LA REPUBBLICA (E. SISTI) - Magica Champions, maledetta Champions. Ha un tale fascino, ed è così abile nel manipolare l’animo dei suoi protagonisti, specialmente quelli futuri, che magari non la giocano da anni, non l’hanno mai giocata, oppure l’hanno vinta e allora sanno bene di cosa si tratti, da costringere uno o più giocatori a involontarie pigrizie. Alla vigilia Garcia aveva predicato di pensare all’Empoli e non al Cska: ieri una specie di coscienza tardiva portava i suoi a risparmiarsi. Non lo facevano apposta. Però era evidente. Solo quando il pallone transitava in un raggio di tre metri, alcuni di loro cominciavano a interessarsi all’azione.
Contraddicendo se stesso («non ci sarà una Roma-1 e una Roma- 2») Garcia ha lasciato in panchina i tre attaccanti titolari (Totti, Gervinho e Iturbe) senza passaggi intermedi. Evidentemente anche lui ha pensato alla Champions. Artefice di una prestazione macchinosa, la Roma ha impiegato un infinito numero di minuti (brutti) per impossessarsi dell’Empoli. La svolta della partita è scaturita da un gesto isolato agevelato dalla buona sorte: una sassata di Nainggolan da trenta metri sbatte sul palo, colpisce spalla e schiena del portiere Sepe e finisce dall’altra parte della porta, stavolta dentro. Siamo alla fine del primo tempo (46’). Il suo resoconto è piuttosto desolante: due tiri in porta di Tavano, un mezzo rigore su Pjanic, un palo rocambolesco di Maicon, Empoli coraggioso e senza nulla da perdere, Roma con tutto da perdere e senza sbocchi, schiacciata dalla sua stessa lentezza. Più che giocare si sposta avanti e indietro. Se è riuscita ad andare in vantaggio, e poi a proteggerlo, lo deve al dinamismo anarchico di Nainggolan, l’unico a ricordarsi che nel calcio esiste anche la parola “rubare” (il tempo, la palla), al costante sostegno di Maicon, alla graniticità di Manolas, alla corsa di Florenzi e alla pazienza di De Rossi.

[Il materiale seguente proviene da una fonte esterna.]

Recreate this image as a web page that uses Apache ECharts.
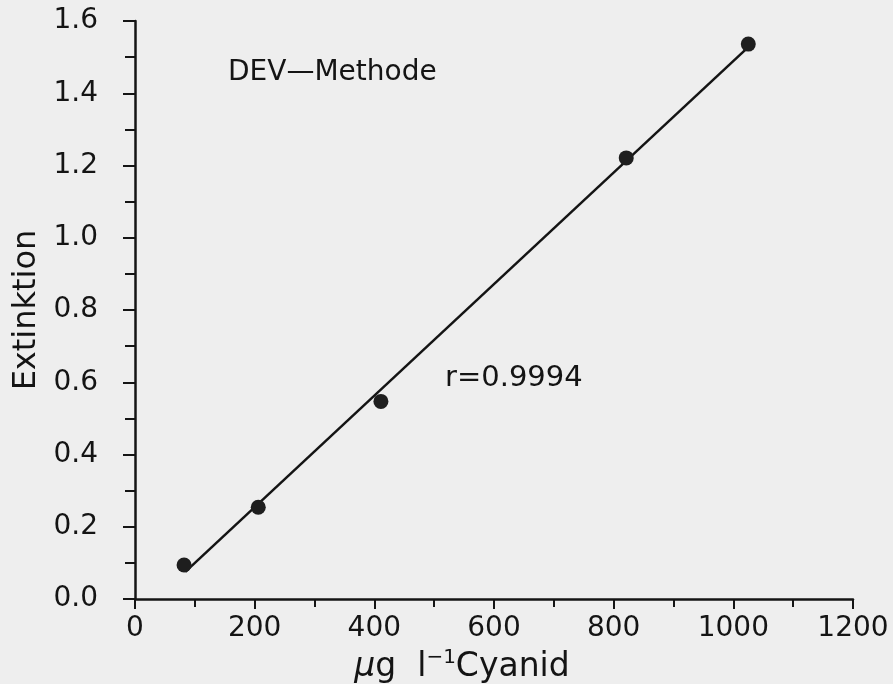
<!DOCTYPE html>
<html>
<head>
<meta charset="utf-8">
<script src="https://cdn.jsdelivr.net/npm/echarts@6/dist/echarts.min.js"></script>
<style>
  html, body { margin: 0; padding: 0; background: #eeeeee; }
  #main { width: 893px; height: 684px; }
</style>
</head>
<body>
<div id="main"></div>
<script>
// Messpunkte (µg/l Cyanid, Extinktion)
var conc = [82, 206, 411, 821, 1025];
var ext = [0.094, 0.254, 0.547, 1.221, 1.536];
var fitX = [84, 1020];
var fitY = [0.075, 1.52];

var xTicks = [0, 200, 400, 600, 800, 1000, 1200];
var yTicks = [0.0, 0.2, 0.4, 0.6, 0.8, 1.0, 1.2, 1.4, 1.6];

var ink = '#141414';
var font = 'DejaVu Sans';

var chart = echarts.init(document.getElementById('main'));

var option = {
  backgroundColor: '#eeeeee',
  animation: false,
  grid: { left: 135, right: 40, top: 21, bottom: 85, containLabel: false, outerBoundsMode: 'none' },
  xAxis: {
    type: 'value',
    min: xTicks[0], max: xTicks[xTicks.length - 1], interval: 200,
    axisLine: { show: true, onZero: false, lineStyle: { color: ink, width: 2.5 } },
    axisTick: { show: true, length: 10, lineStyle: { color: ink, width: 2 } },
    minorTick: { show: true, splitNumber: 2, length: 8, lineStyle: { color: ink, width: 2 } },
    splitLine: { show: false },
    axisLabel: {
      color: ink, fontFamily: font, fontSize: 28, margin: 16,
      formatter: function (v) { return String(v); }
    },
    name: '{mu|μ}{n|g  l}{sup|−1}{n|Cyanid}',
    nameLocation: 'middle',
    nameGap: 28,
    nameTextStyle: {
      padding: [0, 64, 0, 0],
      rich: {
        mu: { fontFamily: font, fontSize: 33, fontStyle: 'italic', color: ink, lineHeight: 40 },
        n: { fontFamily: font, fontSize: 33, color: ink, lineHeight: 40 },
        sup: { fontFamily: font, fontSize: 20, color: ink, verticalAlign: 'top', lineHeight: 22 }
      }
    }
  },
  yAxis: {
    type: 'value',
    min: yTicks[0], max: yTicks[yTicks.length - 1], interval: 0.2,
    axisLine: { show: true, onZero: false, lineStyle: { color: ink, width: 2.5 } },
    axisTick: { show: true, length: 12, lineStyle: { color: ink, width: 2 } },
    minorTick: { show: true, splitNumber: 2, length: 10, lineStyle: { color: ink, width: 2 } },
    splitLine: { show: false },
    axisLabel: {
      color: ink, fontFamily: font, fontSize: 28, margin: 37,
      formatter: function (v) { return v.toFixed(1); }
    },
    name: 'Extinktion',
    nameLocation: 'middle',
    nameGap: 89,
    nameTextStyle: { color: ink, fontFamily: font, fontSize: 32 }
  },
  graphic: [
    {
      type: 'text', x: 228, y: 73,
      style: { text: 'DEV—Methode', fill: ink, font: '28px "DejaVu Sans"', verticalAlign: 'middle' }
    },
    {
      type: 'text', x: 445, y: 378,
      style: { text: 'r=0.9994', fill: ink, font: '29px "DejaVu Sans"', verticalAlign: 'middle' }
    }
  ],
  series: [
    {
      type: 'line',
      data: fitX.map(function (x, i) { return [x, fitY[i]]; }),
      showSymbol: false,
      lineStyle: { color: ink, width: 2.5 },
      z: 2
    },
    {
      type: 'scatter',
      data: conc.map(function (x, i) { return [x, ext[i]]; }),
      symbol: 'circle',
      symbolSize: 15,
      itemStyle: { color: '#1e1e1e', opacity: 1 },
      z: 3
    }
  ]
};

chart.setOption(option);
</script>
</body>
</html>
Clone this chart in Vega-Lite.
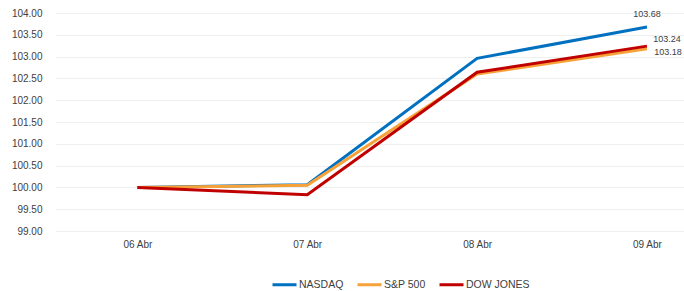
{
  "$schema": "https://vega.github.io/schema/vega-lite/v6.json",
  "autosize": "none",
  "width": 629,
  "height": 218,
  "padding": {"left": 55, "top": 13, "right": 0, "bottom": 60},
  "config": {
    "view": {"stroke": null},
    "font": "Liberation Sans",
    "axis": {"labelFont": "Liberation Sans", "labelFontSize": 10, "labelColor": "#404040"},
    "legend": {"labelFont": "Liberation Sans", "labelFontSize": 10.5, "labelColor": "#404040"}
  },
  "data": {
    "values": [
      {"dia": 6, "serie": "NASDAQ", "valor": 100.00},
      {"dia": 7, "serie": "NASDAQ", "valor": 100.06},
      {"dia": 8, "serie": "NASDAQ", "valor": 102.96},
      {"dia": 9, "serie": "NASDAQ", "valor": 103.68},
      {"dia": 6, "serie": "S&P 500", "valor": 100.00},
      {"dia": 7, "serie": "S&P 500", "valor": 100.05},
      {"dia": 8, "serie": "S&P 500", "valor": 102.60},
      {"dia": 9, "serie": "S&P 500", "valor": 103.18},
      {"dia": 6, "serie": "DOW JONES", "valor": 100.00},
      {"dia": 7, "serie": "DOW JONES", "valor": 99.83},
      {"dia": 8, "serie": "DOW JONES", "valor": 102.64},
      {"dia": 9, "serie": "DOW JONES", "valor": 103.24}
    ]
  },
  "encoding": {
    "x": {
      "field": "dia", "type": "quantitative",
      "scale": {"domain": [5.515, 9.218], "zero": false, "nice": false},
      "axis": {"title": null, "values": [6, 7, 8, 9], "labelExpr": "'0' + datum.value + ' Abr'", "domain": false, "ticks": false, "labelPadding": 8, "grid": false, "labelFlush": false}
    },
    "y": {
      "field": "valor", "type": "quantitative",
      "scale": {"domain": [99, 104], "zero": false, "nice": false},
      "axis": {"title": null, "format": ".2f", "values": [99, 99.5, 100, 100.5, 101, 101.5, 102, 102.5, 103, 103.5, 104], "domain": false, "ticks": false, "labelPadding": 13, "gridColor": "#efefef", "gridWidth": 1}
    }
  },
  "layer": [
    {
      "mark": {"type": "line", "strokeWidth": 3},
      "encoding": {
        "color": {
          "field": "serie", "type": "nominal",
          "scale": {"domain": ["NASDAQ", "S&P 500", "DOW JONES"], "range": ["#0070C0", "#F7A238", "#C00000"]},
          "legend": {
            "title": null, "orient": "none", "direction": "horizontal",
            "legendX": 216, "legendY": 258,
            "symbolType": "stroke", "symbolSize": 576, "symbolStrokeWidth": 3,
            "labelOffset": 1, "columnPadding": 7
          }
        },
        "order": {"field": "serie"}
      }
    },
    {
      "transform": [{"filter": "datum.dia == 9 && datum.serie == 'NASDAQ'"}],
      "mark": {"type": "text", "fontSize": 9, "color": "#404040", "dx": 0, "dy": -13},
      "encoding": {"text": {"field": "valor", "type": "quantitative", "format": ".2f"}}
    },
    {
      "transform": [{"filter": "datum.dia == 9 && datum.serie == 'DOW JONES'"}],
      "mark": {"type": "text", "fontSize": 9, "color": "#404040", "dx": 20, "dy": -7},
      "encoding": {"text": {"field": "valor", "type": "quantitative", "format": ".2f"}}
    },
    {
      "transform": [{"filter": "datum.dia == 9 && datum.serie == 'S&P 500'"}],
      "mark": {"type": "text", "fontSize": 9, "color": "#404040", "dx": 21, "dy": 3},
      "encoding": {"text": {"field": "valor", "type": "quantitative", "format": ".2f"}}
    }
  ]
}
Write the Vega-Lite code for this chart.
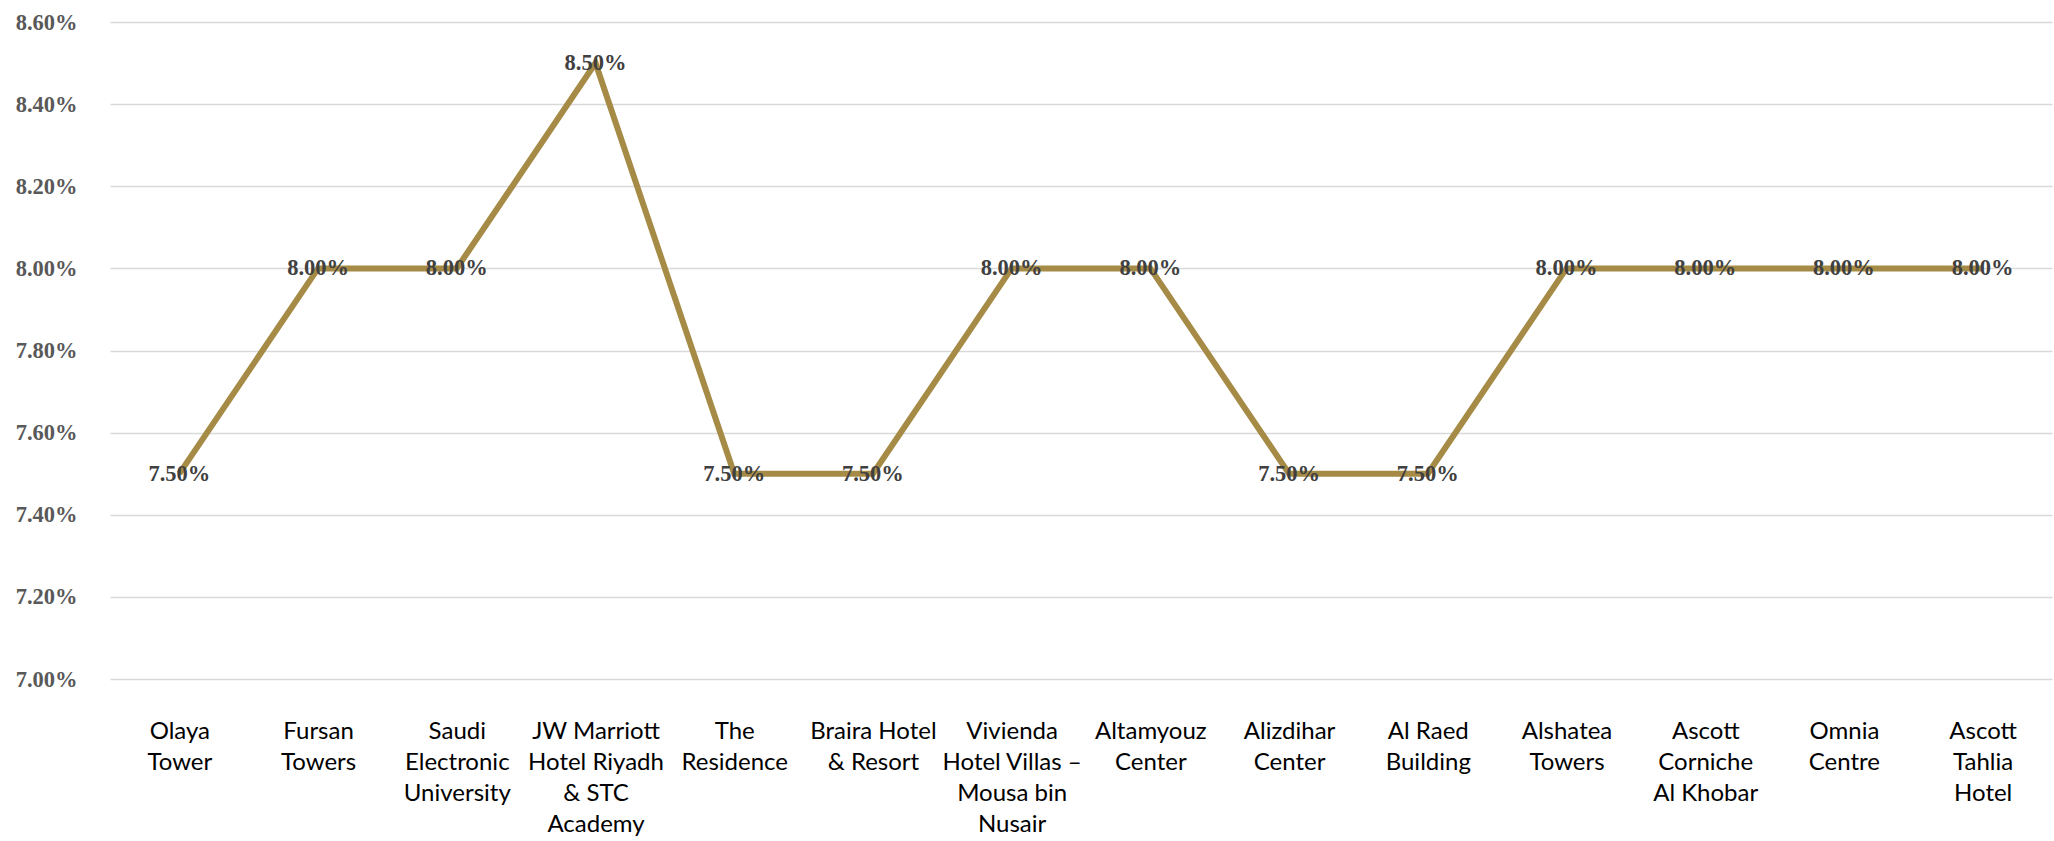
{
  "$schema": "https://vega.github.io/schema/vega-lite/v6.json",
  "width": 1942,
  "height": 657,
  "autosize": {"type": "none"},
  "padding": {"left": 110, "top": 22, "right": 2, "bottom": 162},
  "background": "white",
  "config": {"view": {"stroke": null}},
  "data": {
    "values": [
      {"property": "Olaya\nTower", "cap_rate": 0.075},
      {"property": "Fursan\nTowers", "cap_rate": 0.08},
      {"property": "Saudi\nElectronic\nUniversity", "cap_rate": 0.08},
      {"property": "JW Marriott\nHotel Riyadh\n& STC\nAcademy", "cap_rate": 0.085},
      {"property": "The\nResidence", "cap_rate": 0.075},
      {"property": "Braira Hotel\n& Resort", "cap_rate": 0.075},
      {"property": "Vivienda\nHotel Villas –\nMousa bin\nNusair", "cap_rate": 0.08},
      {"property": "Altamyouz\nCenter", "cap_rate": 0.08},
      {"property": "Alizdihar\nCenter", "cap_rate": 0.075},
      {"property": "Al Raed\nBuilding", "cap_rate": 0.075},
      {"property": "Alshatea\nTowers", "cap_rate": 0.08},
      {"property": "Ascott\nCorniche\nAl Khobar", "cap_rate": 0.08},
      {"property": "Omnia\nCentre", "cap_rate": 0.08},
      {"property": "Ascott\nTahlia\nHotel", "cap_rate": 0.08}
    ]
  },
  "encoding": {
    "x": {
      "field": "property",
      "type": "nominal",
      "sort": null,
      "scale": {"type": "point", "padding": 0.5},
      "axis": {
        "title": null,
        "domain": false,
        "ticks": false,
        "grid": false,
        "labelAngle": 0,
        "labelExpr": "split(datum.value, '\\n')",
        "labelFont": "Lato",
        "labelFontSize": 24,
        "labelLineHeight": 31,
        "labelColor": "#000000",
        "labelPadding": 40,
        "labelBaseline": "top",
        "labelAlign": "center",
        "labelOverlap": false,
        "labelLimit": 0
      }
    },
    "y": {
      "field": "cap_rate",
      "type": "quantitative",
      "scale": {"domain": [0.07, 0.086], "nice": false, "zero": false},
      "axis": {
        "title": null,
        "format": ".2%",
        "values": [0.07, 0.072, 0.074, 0.076, 0.078, 0.08, 0.082, 0.084, 0.086],
        "domain": false,
        "ticks": false,
        "grid": true,
        "gridColor": "#D9D9D9",
        "gridWidth": 1.5,
        "labelFont": "Liberation Serif",
        "labelFontWeight": "bold",
        "labelFontSize": 22.5,
        "labelColor": "#595959",
        "labelPadding": 33
      }
    }
  },
  "layer": [
    {
      "mark": {"type": "line", "color": "#A68B47", "strokeWidth": 6, "strokeJoin": "miter"}
    },
    {
      "mark": {
        "type": "text",
        "font": "Liberation Serif",
        "fontWeight": "bold",
        "fontSize": 22.5,
        "color": "#404040",
        "align": "center",
        "baseline": "middle"
      },
      "encoding": {"text": {"field": "cap_rate", "type": "quantitative", "format": ".2%"}}
    }
  ]
}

Forse l’Empoli non era uno stimolo sufficiente. Per venti minuti, sistemato fra le linee, il piccolo Verdi ha creato disturbo con tagli che nessuno seguiva. Dopodiché tutti i progetti empolesi si sono (letteralmente) schiantati contro Manolas, che non è squalificato per il Cska come sembrava. Il greco si sta rivelando un freddo, lucido, pratico centrale, già in grado di dare i tempi al reparto in assenza di Castan (uscito per problemi al bicipite femorale destro). Il suo opposto, in termini di consistenza, sono stati un Destro in versione ectoplasmatica e un Ljajic volenteroso sì ma lento col pallone fra i piedi e con strane idee per la testa (tenta fughe impossibili e dribbling disumani). Nella ripresa la Roma migliora il possesso palla, specie con Keita. Rimane la tassa di certi errori in disimpegno (se li commetti in Champions a fine ottobre vai a casa). Maicon sta per raddoppiare dopo uno scambio con Florenzi al 12’. Un contrasto Manolas/Mchelidze in area fa infuriare Sarri che viene espulso (26’). De Sanctis s’impegna su Mchelidze al 32’. Ancora Manolas salva su Tavano a tempo scaduto. «Importanti i tre punti», dice Garcia, «ma tante cose da rivedere». Sì, attentamente.